◆ **DIRECTIVE**
Collect each line containing "with".
--- START RECORDS TO USE ---
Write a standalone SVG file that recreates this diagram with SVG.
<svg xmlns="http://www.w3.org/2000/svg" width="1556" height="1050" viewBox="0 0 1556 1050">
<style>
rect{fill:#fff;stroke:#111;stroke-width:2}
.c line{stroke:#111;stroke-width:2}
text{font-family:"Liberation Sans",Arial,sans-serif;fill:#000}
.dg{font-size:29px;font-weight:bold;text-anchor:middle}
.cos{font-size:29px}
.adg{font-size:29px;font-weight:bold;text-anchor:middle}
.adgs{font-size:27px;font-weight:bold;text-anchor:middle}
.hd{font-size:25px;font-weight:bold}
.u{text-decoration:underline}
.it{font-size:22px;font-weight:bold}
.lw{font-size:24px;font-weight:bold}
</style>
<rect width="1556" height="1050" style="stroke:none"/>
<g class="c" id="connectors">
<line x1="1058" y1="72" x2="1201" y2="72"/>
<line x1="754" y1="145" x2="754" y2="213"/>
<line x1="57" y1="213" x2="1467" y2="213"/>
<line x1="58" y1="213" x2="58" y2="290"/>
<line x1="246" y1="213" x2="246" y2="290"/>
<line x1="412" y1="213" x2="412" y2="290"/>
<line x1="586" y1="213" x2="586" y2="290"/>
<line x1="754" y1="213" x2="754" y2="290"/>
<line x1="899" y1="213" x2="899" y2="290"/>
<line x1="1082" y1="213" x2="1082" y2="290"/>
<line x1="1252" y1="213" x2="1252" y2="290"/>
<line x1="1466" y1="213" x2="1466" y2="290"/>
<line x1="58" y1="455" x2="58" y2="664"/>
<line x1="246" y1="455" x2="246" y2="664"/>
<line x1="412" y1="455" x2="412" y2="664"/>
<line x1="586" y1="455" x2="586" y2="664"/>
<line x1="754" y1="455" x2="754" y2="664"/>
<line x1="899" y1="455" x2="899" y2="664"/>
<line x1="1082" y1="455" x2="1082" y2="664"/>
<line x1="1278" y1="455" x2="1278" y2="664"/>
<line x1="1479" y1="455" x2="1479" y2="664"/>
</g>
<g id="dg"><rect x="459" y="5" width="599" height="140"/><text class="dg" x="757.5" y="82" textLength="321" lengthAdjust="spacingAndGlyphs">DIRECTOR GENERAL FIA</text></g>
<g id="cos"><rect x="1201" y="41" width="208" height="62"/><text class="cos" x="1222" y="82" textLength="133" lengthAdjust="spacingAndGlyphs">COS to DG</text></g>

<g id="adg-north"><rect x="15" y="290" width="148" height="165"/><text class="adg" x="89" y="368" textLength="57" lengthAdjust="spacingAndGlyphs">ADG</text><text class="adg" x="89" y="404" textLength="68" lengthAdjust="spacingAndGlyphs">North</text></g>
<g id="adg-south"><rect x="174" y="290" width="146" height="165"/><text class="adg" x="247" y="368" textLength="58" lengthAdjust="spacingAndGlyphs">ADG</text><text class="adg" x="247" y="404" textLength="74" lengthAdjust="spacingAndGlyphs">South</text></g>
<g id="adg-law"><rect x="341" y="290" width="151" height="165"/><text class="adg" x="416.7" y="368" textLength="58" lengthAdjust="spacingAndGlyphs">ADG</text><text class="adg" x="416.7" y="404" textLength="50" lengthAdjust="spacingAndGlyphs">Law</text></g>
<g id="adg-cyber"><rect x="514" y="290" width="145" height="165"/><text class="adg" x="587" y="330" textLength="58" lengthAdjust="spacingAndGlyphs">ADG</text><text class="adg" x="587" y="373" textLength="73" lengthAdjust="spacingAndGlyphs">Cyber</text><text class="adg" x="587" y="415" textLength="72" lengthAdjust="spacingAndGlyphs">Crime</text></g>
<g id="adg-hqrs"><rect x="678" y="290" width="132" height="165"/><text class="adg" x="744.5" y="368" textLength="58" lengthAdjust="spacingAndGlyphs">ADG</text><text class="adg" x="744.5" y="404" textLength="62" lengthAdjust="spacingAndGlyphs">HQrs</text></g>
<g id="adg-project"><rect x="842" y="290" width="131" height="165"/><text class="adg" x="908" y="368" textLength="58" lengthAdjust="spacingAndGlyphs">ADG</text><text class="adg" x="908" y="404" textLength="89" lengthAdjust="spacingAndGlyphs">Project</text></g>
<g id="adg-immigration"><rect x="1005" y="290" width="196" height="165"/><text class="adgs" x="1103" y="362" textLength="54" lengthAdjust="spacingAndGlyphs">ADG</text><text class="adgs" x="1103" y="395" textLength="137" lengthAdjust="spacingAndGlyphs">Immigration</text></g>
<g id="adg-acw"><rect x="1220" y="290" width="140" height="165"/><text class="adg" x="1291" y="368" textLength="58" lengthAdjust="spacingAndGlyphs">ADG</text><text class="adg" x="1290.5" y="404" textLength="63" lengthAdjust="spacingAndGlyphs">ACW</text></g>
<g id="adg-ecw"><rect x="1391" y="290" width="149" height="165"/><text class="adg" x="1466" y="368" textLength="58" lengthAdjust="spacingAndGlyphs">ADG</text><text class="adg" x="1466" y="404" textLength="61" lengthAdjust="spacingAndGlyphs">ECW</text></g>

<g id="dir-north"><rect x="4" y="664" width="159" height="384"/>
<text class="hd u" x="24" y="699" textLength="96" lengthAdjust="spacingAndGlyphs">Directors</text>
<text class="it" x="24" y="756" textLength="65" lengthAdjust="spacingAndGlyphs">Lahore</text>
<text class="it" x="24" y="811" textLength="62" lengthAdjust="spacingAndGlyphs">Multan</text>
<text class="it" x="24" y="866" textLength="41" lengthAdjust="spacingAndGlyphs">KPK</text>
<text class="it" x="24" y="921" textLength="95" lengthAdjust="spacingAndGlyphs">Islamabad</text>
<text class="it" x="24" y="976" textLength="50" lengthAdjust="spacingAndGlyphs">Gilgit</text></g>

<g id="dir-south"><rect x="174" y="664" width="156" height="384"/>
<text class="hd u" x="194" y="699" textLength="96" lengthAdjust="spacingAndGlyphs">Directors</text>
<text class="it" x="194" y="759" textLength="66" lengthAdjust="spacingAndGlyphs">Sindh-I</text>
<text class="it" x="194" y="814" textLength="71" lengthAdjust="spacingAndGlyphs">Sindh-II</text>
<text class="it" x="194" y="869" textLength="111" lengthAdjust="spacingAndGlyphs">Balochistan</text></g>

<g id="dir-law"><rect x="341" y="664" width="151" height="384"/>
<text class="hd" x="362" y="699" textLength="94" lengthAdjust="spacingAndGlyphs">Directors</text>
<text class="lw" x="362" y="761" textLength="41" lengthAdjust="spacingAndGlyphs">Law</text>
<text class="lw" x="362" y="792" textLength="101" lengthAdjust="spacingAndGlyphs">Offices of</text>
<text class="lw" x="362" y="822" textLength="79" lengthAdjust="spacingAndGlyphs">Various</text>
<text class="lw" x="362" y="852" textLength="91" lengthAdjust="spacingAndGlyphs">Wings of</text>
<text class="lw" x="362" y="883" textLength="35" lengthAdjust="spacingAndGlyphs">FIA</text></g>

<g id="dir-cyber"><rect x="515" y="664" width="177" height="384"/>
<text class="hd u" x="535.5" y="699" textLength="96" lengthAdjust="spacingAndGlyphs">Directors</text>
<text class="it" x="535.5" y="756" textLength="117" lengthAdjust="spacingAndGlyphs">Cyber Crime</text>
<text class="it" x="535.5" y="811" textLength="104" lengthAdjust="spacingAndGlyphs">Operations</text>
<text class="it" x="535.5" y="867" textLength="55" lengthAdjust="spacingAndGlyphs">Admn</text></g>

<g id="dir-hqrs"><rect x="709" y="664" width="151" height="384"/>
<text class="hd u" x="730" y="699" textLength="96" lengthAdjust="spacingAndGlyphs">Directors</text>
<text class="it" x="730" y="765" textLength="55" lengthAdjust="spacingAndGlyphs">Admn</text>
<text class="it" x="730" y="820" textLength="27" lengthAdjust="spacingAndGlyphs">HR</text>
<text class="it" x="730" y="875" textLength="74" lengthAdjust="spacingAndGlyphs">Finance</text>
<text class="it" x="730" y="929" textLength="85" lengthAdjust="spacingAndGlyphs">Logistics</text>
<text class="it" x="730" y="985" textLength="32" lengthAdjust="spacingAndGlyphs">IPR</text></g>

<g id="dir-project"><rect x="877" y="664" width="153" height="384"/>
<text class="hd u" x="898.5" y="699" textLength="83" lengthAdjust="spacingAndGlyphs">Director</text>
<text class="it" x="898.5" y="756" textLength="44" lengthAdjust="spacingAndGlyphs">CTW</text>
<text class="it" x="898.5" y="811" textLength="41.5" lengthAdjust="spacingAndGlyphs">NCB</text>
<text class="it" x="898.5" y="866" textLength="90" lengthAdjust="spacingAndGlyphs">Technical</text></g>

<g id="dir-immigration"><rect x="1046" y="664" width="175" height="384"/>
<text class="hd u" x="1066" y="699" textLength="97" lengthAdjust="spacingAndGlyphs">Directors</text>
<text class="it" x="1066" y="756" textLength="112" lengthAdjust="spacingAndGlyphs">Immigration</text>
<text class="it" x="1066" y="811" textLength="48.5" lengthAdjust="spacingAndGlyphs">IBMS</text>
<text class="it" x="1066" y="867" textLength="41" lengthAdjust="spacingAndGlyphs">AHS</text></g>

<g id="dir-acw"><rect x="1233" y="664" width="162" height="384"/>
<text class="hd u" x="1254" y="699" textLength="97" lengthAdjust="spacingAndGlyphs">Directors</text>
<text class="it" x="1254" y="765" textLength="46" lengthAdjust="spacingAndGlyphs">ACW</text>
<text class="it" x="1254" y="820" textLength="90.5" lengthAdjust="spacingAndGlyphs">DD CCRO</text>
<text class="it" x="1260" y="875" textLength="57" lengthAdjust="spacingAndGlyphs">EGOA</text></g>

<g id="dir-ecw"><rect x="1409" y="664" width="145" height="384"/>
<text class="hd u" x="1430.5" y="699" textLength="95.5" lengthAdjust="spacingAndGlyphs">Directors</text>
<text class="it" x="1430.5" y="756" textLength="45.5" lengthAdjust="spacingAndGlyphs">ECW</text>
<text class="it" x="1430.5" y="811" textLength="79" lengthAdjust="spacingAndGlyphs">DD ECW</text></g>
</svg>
--- END RECORDS TO USE ---
--- START RECORDS TO USE ---
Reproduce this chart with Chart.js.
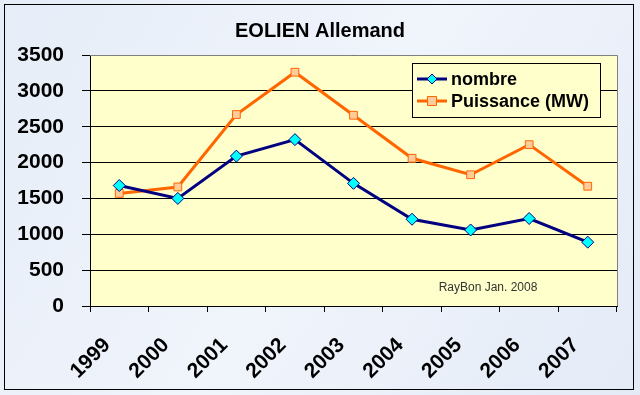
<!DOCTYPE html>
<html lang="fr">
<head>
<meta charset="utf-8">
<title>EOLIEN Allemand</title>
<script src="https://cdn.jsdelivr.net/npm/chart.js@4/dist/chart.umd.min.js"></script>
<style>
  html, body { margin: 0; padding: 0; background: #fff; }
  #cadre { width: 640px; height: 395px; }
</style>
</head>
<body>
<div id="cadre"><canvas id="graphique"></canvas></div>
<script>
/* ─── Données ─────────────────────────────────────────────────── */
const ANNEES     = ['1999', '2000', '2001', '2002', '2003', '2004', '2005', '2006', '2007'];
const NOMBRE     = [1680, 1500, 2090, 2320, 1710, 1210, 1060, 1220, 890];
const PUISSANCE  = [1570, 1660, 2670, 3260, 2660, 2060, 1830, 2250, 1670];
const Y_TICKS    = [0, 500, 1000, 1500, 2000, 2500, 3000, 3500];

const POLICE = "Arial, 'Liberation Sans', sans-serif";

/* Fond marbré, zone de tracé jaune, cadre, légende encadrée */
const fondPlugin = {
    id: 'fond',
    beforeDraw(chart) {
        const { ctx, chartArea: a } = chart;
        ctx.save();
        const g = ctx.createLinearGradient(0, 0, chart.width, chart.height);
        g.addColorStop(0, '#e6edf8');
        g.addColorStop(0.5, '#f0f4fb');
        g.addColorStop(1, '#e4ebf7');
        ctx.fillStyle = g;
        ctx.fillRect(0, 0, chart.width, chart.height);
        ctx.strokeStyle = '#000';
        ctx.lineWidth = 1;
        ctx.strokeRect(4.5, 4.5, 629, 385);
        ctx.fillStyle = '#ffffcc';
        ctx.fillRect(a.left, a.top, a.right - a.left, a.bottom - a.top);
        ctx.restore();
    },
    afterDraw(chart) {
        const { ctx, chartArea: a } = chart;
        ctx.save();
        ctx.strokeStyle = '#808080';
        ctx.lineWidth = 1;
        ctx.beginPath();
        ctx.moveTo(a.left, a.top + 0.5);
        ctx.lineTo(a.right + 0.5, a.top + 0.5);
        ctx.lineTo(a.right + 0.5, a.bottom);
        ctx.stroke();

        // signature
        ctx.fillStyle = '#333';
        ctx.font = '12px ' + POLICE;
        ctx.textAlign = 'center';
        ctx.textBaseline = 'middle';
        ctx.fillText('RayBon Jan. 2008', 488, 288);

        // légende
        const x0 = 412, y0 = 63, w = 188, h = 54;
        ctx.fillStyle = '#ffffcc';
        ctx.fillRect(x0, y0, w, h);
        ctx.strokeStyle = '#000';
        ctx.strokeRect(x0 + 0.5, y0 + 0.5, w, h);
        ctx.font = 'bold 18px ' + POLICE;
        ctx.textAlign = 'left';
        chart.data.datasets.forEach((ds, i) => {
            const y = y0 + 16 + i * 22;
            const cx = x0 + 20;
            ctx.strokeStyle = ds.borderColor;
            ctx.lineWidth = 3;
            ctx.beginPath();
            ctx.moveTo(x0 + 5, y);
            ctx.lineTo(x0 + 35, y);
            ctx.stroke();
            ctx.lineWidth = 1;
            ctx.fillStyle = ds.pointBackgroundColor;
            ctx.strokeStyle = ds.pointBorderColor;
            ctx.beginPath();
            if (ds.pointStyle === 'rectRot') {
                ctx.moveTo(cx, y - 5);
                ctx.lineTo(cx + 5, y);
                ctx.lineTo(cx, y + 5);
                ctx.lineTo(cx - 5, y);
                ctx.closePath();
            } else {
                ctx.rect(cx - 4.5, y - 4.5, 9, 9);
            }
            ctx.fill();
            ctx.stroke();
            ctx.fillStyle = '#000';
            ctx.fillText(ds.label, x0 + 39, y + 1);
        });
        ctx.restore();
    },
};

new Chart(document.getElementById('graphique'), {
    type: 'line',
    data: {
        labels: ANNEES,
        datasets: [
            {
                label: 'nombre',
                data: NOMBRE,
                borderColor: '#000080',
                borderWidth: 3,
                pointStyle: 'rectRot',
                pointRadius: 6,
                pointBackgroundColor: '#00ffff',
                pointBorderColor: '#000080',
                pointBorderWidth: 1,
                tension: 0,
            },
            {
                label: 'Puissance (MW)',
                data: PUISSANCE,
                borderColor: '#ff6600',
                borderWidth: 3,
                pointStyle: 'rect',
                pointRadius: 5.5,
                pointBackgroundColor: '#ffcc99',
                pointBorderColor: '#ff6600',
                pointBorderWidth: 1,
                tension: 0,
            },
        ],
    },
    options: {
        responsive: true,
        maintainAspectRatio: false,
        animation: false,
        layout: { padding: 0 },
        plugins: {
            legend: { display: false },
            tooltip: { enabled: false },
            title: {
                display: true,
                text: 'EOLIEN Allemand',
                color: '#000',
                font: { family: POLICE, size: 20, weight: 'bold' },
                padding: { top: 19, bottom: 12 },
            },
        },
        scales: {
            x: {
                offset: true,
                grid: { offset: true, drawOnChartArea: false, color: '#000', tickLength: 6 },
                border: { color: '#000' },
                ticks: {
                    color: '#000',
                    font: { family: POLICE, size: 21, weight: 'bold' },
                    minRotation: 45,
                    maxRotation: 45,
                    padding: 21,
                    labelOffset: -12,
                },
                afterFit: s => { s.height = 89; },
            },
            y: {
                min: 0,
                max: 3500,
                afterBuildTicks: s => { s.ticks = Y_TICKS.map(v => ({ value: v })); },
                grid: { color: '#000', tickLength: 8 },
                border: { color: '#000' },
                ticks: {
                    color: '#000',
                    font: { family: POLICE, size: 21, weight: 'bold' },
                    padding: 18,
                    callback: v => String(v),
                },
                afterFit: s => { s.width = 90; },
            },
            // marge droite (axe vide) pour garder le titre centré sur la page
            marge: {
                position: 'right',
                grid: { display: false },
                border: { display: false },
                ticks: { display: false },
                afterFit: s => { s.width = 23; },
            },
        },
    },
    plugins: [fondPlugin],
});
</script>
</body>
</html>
--- END RECORDS TO USE ---
◆ **SOLUTION**
Write a standalone SVG file that recreates this diagram with SVG.
Reproduce this chart with Chart.js.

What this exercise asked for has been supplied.